Wednesday, October 28, 2009

Congress Has Their Hands in the Cookie Jar Again and Again

This is an update to a previous blog I wrote for a couple of other sites.

The original blog:
Congress Has Their Hands in the Cookie Jar Again
Congress has decided to redistribute some of the Department of Defense Operating Budget (ammunition, training, supplies, etc.) to pork.  My son is a member of the Ohio National Guard.  Last year his unit was scheduled to be deployed to Iraq.  Six months before the deployment their orders were changed to Kuwait.  Why?  Lack of training to be combat ready.  Lack of training is always about money.
I'm hardly complaining that my son did not get to go to Iraq.  But, some other mothers' sons and daughters had to do an extra tour in Iraq because my son's unit could not be deployed to a combat zone.
Click to see The Washington Times article that names names.  It was truly a bipartisan effort, the kind of effort we can't get on any other issue.
 Update:

Not satisfied with having denied funds in the Defense Spending Bill for activities needed to keep our military trained and supplied, Congress took another shot at our military fighting in Iraq and Afghanistan.  Our representative in the House, Lee Terry, let us know about it.

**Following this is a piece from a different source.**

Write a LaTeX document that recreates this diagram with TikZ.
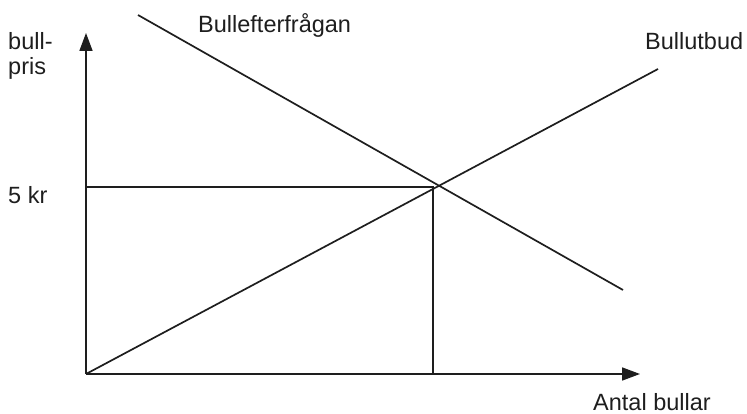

In a letter from Lee Terry that we received today, he let us know this:
I did vote against the emergency war funding bill, H.R. 2346.  This bill provides emergency supplemental funding for the military, but what you may not know is it also gives billions of dollars to our enemies.  After closely analyzing this bill, the truth is money was cut for our troop to support the IMF by adding $108 billion for foreign economic bailouts.  In fact, the extreme Islamic regime in Iran will get $1.8 billion from IMF funds under this legislation.  It is atrocious when some in Washington use our military as political pawns.  An emergency war funding bill should be about war funding, not about irresponsible government spending.
 The bill contains other spending besides just emergency war funding.  And it is already signed, sealed and delivered into law.  It's just the first I have heard about it.  Not that it was a secret.  There is just too much legislation to track everything.  Even if I worked full time as a Congressional watchdog I couldn't keep up with those people.